Photo credit: CIFOR
A giant Brazil nut tree in the Unamat forest, Puerto Maldonado, Madre de Dios, Peru. Brazil nuts form a crucial addition to livelihoods in parts of the Peruvian Amazon. Marco Simola/CIFOR photo
Sustainable Development Goals and forestry: Lessons from Peru
EXCERPT
In Peru and throughout the Amazon Basin, people depend on forests for meat, fruits and seeds, medicines, palm fronds for thatch, and many other products.
Those contributions, along with their role in buffering the effects of climate change, make forests crucial for achieving the Sustainable Development Goals (SDGs), a proposed global framework for guiding poverty reduction and ensuring a sustainable future.

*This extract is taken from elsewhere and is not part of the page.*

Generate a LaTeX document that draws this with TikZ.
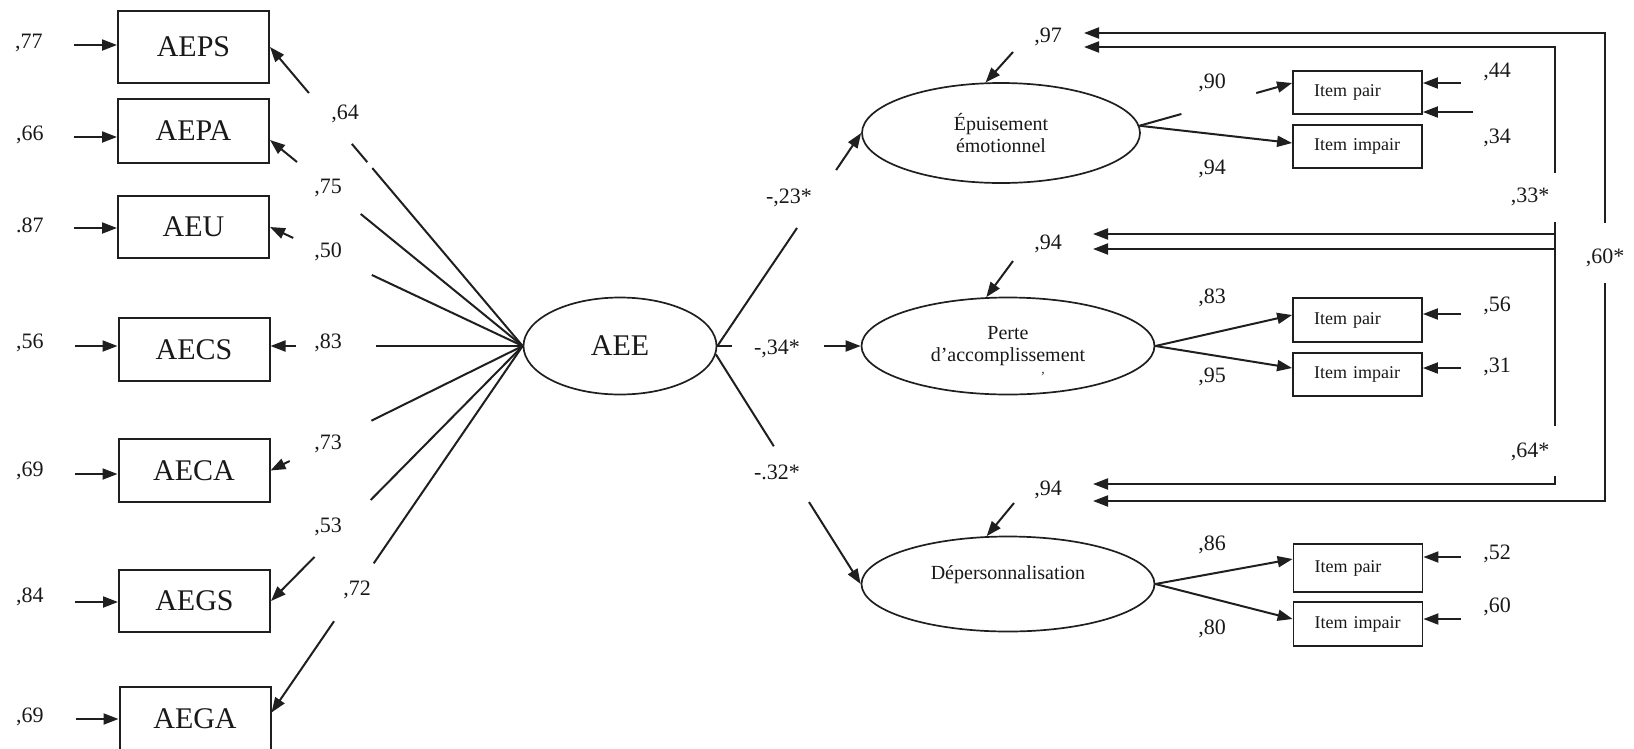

“Forestry contributes to the solution of development challenges,” said Peter Holmgren, Director General of the Center for International Forestry Research (CIFOR) in Bogor, Indonesia. “Forests can contribute to the elimination of poverty, to food security, to prosperity in the green economy and to energy.”
The SDGs, which will come up for a vote at the UN General Assembly in September,grew out of the Rio+20 conference in Brazil in 2012.
WHERE FORESTS FIT IN
The 17 goals aim to, among other things, eliminate poverty, hunger and inequality while supporting economic opportunity—a significant part of which is the sustainable management of the natural resources on which economic and social development depend.
Only one goal—No. 15—specifically addresses environmental issues, calling for sustainable use of terrestrial ecosystems, sustainable management of forests, and a halt to land degradation and biodiversity loss.